**PROBLEM REQUIREMENTS:** Copy all lines that contain the word "seaborn".

Rows from a dataset
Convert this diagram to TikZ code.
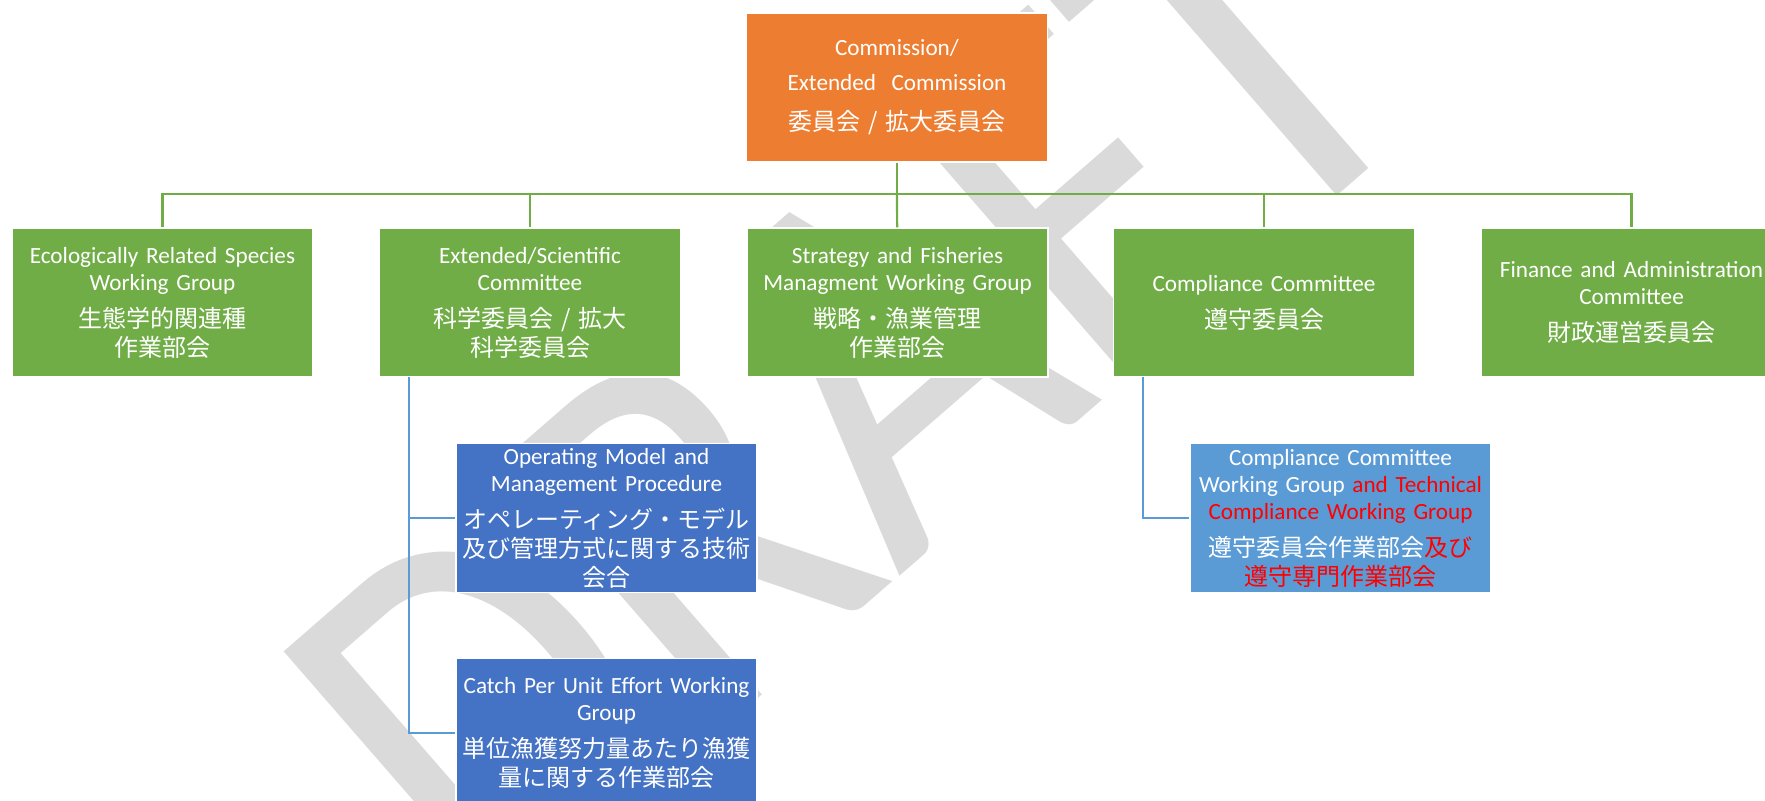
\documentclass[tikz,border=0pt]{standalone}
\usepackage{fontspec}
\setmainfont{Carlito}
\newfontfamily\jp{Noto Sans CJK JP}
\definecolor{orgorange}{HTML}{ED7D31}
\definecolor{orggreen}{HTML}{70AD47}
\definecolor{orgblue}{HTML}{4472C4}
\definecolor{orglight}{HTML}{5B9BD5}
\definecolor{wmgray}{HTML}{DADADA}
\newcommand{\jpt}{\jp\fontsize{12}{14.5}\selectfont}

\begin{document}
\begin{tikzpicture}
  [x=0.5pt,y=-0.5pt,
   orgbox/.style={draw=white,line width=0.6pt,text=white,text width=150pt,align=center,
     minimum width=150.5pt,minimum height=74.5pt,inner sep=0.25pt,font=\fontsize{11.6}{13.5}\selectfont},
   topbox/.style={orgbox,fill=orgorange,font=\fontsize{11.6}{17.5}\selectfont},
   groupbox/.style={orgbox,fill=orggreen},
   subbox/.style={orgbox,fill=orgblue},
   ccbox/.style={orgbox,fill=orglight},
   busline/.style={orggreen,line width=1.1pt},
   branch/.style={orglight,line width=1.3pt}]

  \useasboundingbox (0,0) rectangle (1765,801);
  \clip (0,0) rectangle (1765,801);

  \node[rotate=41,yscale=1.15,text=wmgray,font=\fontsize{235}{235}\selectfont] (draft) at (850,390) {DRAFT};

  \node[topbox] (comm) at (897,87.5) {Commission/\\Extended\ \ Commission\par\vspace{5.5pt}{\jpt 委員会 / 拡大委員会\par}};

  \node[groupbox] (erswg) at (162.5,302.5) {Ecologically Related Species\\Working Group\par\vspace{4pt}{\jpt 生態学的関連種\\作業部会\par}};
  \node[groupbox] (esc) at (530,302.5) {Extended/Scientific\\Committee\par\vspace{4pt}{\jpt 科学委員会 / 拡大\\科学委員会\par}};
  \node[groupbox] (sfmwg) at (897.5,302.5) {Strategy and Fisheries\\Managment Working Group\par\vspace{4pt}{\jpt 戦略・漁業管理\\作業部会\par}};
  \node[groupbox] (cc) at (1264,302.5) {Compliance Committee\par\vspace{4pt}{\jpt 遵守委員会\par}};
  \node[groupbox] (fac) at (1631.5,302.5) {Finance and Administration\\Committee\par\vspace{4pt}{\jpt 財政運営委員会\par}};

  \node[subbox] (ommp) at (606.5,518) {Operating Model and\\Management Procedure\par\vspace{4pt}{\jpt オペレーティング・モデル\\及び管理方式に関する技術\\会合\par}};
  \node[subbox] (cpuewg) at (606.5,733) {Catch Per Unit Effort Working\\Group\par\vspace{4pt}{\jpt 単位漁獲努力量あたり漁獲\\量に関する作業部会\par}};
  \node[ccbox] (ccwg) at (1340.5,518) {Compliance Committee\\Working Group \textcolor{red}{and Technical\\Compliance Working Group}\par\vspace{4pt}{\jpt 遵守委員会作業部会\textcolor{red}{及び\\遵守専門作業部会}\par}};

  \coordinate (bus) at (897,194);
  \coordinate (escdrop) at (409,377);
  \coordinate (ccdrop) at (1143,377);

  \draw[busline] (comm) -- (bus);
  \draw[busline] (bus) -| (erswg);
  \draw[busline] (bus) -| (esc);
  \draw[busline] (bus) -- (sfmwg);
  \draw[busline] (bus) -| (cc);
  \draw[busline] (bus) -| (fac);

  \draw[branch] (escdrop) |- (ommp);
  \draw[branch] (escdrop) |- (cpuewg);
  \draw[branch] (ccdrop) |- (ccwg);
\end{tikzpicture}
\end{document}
--
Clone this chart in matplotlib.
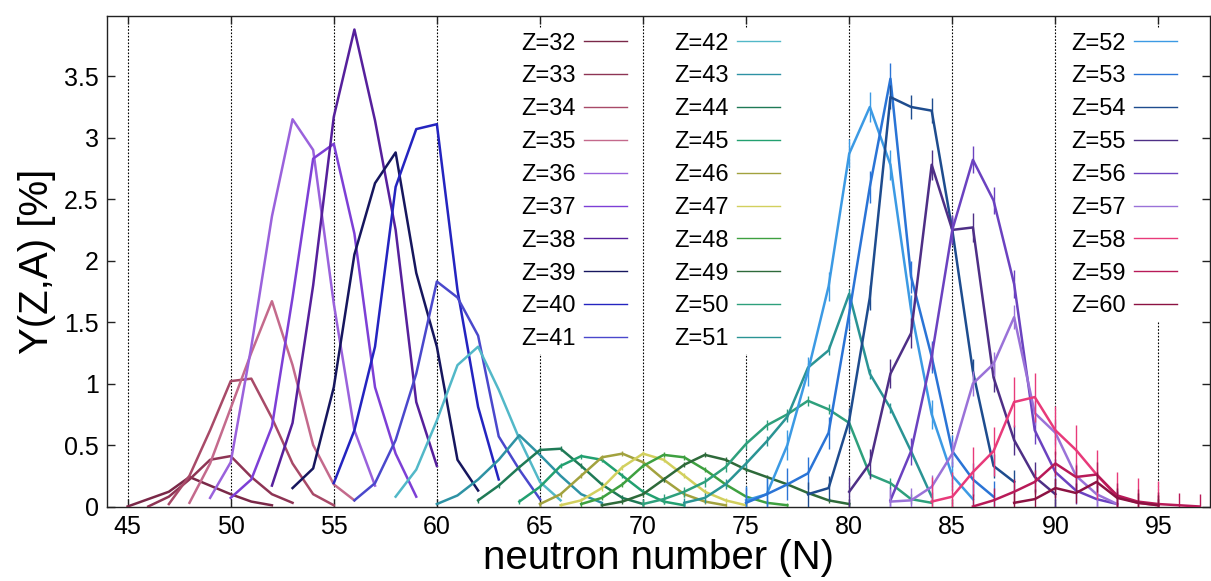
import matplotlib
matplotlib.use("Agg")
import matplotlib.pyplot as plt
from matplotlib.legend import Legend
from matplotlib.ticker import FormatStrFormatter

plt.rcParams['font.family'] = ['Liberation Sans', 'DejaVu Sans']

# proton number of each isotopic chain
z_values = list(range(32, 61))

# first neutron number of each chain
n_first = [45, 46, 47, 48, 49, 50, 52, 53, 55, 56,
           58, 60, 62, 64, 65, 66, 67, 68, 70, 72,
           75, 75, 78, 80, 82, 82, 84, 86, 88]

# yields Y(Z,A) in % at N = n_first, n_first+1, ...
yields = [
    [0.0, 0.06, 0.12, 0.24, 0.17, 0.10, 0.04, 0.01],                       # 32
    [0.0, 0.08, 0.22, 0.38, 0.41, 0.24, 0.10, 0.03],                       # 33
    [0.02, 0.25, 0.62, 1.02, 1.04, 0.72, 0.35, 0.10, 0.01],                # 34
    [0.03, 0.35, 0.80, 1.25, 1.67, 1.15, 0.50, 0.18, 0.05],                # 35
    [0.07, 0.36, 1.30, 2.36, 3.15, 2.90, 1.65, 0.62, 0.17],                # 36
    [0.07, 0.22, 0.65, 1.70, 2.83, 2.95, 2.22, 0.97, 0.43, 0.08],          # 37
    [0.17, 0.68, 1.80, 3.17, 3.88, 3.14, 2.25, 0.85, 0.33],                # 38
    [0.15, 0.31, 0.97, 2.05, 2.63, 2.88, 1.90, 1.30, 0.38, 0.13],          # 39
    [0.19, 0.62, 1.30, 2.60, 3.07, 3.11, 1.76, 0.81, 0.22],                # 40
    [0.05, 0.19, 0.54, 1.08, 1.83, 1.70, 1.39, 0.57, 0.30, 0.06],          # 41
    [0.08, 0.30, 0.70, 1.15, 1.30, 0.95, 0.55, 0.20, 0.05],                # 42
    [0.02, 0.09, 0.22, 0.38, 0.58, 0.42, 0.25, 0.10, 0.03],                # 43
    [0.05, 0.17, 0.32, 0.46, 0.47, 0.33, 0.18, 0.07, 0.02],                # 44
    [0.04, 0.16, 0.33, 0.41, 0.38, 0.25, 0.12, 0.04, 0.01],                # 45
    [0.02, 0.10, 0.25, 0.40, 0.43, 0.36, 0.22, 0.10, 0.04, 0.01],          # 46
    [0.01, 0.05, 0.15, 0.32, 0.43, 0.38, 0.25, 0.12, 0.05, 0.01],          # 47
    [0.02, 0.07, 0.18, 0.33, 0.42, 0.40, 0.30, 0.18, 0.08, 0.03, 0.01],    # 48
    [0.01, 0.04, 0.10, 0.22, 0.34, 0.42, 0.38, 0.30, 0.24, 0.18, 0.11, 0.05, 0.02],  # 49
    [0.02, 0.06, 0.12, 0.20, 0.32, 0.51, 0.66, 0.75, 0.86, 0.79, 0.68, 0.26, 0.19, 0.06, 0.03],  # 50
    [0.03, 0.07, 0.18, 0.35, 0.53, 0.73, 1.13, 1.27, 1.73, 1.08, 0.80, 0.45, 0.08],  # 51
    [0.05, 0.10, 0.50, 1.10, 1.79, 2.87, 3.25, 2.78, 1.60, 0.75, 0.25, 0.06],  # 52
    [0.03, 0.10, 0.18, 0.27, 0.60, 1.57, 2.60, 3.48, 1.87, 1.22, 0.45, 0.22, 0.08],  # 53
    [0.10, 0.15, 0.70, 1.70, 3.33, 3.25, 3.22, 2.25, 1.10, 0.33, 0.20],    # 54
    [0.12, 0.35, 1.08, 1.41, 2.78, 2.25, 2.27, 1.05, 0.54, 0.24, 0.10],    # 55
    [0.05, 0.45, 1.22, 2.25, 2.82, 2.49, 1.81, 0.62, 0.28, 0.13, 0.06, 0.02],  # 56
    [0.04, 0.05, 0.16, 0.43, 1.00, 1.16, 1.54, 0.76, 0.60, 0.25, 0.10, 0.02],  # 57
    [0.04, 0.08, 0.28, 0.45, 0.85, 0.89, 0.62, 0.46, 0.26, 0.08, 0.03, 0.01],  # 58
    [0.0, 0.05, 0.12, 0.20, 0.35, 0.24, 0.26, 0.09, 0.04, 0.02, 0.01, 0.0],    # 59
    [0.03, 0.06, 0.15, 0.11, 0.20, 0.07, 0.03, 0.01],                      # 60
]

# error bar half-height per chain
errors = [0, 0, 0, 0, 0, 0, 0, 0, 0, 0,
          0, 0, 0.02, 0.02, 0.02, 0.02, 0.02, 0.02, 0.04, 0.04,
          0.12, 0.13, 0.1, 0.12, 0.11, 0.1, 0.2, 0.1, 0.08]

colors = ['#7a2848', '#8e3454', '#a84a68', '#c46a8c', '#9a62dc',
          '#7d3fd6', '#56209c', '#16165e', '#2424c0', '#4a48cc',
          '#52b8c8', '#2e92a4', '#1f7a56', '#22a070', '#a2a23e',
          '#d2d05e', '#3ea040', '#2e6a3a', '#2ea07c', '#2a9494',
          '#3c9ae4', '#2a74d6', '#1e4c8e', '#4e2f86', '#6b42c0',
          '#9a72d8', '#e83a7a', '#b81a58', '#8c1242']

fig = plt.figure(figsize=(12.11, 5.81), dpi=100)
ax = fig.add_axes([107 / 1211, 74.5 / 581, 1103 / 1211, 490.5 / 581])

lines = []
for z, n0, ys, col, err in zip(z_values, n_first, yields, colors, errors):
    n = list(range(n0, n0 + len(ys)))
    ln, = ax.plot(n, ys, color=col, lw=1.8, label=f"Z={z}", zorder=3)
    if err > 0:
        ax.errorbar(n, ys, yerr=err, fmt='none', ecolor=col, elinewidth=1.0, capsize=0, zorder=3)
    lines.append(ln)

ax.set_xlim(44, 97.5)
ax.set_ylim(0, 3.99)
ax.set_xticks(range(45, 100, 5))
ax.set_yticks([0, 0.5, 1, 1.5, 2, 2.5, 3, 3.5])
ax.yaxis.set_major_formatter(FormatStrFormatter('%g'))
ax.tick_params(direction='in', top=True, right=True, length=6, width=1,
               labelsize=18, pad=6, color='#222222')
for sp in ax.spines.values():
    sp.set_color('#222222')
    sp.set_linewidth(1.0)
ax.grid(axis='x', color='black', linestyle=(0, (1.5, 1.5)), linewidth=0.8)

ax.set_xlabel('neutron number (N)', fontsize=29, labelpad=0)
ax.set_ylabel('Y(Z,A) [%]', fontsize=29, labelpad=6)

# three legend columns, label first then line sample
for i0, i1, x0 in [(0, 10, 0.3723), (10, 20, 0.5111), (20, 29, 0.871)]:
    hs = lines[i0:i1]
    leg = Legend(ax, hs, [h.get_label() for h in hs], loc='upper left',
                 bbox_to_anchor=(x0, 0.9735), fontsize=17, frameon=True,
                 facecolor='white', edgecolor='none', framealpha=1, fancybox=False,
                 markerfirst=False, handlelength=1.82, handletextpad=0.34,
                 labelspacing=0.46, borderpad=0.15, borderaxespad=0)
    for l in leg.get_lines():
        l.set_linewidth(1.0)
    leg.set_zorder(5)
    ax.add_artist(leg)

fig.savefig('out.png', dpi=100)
--
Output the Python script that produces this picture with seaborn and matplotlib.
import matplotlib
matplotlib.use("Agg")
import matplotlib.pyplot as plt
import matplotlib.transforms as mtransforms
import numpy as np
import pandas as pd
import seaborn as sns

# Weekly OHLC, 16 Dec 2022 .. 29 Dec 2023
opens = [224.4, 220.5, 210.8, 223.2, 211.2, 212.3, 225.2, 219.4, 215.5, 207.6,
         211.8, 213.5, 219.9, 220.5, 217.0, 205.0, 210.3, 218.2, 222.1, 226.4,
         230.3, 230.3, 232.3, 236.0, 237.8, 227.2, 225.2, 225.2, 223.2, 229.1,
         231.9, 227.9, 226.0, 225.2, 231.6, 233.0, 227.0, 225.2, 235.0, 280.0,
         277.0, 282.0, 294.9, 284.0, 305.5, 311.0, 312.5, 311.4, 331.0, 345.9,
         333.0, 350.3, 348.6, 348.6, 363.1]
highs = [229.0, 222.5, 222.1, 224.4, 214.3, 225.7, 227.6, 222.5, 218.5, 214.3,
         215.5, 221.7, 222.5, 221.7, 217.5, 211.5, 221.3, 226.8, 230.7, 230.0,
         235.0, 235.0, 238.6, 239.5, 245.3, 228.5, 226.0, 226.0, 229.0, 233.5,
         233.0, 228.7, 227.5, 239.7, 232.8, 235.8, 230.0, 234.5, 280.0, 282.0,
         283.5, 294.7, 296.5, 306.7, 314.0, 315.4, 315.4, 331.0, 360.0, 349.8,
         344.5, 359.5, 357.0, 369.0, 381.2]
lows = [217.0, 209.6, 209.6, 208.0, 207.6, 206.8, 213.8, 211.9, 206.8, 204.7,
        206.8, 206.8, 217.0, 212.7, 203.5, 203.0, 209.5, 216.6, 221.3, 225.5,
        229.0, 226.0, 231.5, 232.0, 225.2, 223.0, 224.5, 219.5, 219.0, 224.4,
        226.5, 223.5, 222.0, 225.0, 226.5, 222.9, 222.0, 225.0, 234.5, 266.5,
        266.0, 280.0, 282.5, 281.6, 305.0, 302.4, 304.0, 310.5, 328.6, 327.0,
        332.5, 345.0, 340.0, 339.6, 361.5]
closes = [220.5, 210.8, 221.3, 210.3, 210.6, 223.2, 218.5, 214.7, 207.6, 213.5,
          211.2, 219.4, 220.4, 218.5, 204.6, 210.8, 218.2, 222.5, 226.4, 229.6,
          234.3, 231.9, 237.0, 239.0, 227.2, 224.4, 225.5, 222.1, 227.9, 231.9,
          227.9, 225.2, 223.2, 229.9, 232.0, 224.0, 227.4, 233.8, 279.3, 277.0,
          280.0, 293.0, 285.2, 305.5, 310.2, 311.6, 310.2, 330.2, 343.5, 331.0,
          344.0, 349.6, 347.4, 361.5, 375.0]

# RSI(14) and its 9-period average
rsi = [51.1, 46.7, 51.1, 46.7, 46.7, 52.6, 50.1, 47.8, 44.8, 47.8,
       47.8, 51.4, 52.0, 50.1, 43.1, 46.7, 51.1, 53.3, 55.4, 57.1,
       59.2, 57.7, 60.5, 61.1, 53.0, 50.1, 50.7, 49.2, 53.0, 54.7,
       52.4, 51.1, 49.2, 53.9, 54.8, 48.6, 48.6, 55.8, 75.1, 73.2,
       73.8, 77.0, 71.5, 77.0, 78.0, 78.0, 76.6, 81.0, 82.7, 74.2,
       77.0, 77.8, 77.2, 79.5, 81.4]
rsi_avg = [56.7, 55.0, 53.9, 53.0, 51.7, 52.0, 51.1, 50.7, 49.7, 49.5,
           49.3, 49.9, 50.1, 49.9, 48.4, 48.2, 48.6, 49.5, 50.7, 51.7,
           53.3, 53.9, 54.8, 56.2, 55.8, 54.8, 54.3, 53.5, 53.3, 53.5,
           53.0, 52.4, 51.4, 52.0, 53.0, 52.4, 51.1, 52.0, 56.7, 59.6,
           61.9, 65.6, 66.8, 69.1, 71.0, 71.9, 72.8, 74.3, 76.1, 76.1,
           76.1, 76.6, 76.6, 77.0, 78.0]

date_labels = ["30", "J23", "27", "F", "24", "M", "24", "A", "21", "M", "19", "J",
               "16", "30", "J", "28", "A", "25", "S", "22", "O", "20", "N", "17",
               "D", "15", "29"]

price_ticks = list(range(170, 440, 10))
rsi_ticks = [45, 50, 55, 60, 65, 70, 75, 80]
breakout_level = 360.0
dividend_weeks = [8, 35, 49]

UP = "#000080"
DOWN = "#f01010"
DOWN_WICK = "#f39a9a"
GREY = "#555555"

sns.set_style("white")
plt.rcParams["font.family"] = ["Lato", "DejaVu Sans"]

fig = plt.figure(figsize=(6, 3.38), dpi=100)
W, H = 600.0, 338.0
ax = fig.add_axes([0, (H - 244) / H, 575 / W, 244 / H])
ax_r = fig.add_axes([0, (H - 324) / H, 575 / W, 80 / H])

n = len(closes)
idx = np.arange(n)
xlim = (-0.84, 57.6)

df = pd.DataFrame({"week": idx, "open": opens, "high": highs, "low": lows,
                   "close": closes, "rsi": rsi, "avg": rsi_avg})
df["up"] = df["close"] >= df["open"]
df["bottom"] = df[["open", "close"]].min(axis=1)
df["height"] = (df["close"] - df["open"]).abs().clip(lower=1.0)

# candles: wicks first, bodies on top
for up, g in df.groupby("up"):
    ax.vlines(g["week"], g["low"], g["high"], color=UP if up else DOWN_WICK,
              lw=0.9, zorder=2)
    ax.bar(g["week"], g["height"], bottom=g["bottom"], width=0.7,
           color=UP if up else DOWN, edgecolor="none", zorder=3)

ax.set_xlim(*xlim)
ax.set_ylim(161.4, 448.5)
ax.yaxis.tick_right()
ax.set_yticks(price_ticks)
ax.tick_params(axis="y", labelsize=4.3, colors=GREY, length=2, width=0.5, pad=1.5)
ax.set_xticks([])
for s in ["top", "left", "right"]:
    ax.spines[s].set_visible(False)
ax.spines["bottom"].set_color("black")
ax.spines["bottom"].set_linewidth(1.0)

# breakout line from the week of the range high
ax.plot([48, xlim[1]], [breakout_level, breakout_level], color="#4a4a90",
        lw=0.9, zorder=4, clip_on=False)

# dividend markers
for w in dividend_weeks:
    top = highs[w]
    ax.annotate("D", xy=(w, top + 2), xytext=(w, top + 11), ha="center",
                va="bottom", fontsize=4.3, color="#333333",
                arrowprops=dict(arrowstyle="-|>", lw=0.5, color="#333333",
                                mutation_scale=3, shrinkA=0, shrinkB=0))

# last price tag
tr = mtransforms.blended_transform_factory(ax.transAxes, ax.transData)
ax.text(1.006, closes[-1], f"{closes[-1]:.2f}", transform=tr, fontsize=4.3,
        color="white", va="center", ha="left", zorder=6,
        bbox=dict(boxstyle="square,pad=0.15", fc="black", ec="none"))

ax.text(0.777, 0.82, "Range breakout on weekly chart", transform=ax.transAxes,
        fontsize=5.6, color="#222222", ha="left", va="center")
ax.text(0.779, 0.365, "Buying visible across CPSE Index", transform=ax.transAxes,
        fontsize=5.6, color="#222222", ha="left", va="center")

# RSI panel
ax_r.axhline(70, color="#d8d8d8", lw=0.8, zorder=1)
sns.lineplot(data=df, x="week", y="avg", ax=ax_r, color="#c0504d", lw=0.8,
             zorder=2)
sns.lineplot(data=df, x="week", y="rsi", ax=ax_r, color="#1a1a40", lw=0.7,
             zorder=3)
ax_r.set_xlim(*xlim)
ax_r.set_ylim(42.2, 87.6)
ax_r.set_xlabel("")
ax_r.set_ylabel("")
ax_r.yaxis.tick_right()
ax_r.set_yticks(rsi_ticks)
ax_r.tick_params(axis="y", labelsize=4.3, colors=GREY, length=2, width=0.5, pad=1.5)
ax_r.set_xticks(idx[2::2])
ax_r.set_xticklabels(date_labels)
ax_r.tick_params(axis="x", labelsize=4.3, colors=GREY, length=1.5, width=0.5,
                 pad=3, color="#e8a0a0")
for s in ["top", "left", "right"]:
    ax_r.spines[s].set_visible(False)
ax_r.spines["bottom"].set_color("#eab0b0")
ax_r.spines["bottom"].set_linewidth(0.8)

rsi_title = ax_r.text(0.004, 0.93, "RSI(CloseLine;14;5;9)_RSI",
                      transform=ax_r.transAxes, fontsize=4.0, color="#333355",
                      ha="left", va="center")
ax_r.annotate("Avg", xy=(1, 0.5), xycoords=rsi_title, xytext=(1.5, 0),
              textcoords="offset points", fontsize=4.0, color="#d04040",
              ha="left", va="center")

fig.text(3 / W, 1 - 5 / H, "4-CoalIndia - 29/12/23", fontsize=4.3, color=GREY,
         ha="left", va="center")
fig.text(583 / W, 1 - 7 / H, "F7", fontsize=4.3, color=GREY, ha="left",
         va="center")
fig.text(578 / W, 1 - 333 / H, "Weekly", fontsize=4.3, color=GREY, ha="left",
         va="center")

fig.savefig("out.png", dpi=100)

**RESPONSE TO THIS EXERCISE:**
Output the Python script that produces this picture with seaborn and matplotlib.
import seaborn as sns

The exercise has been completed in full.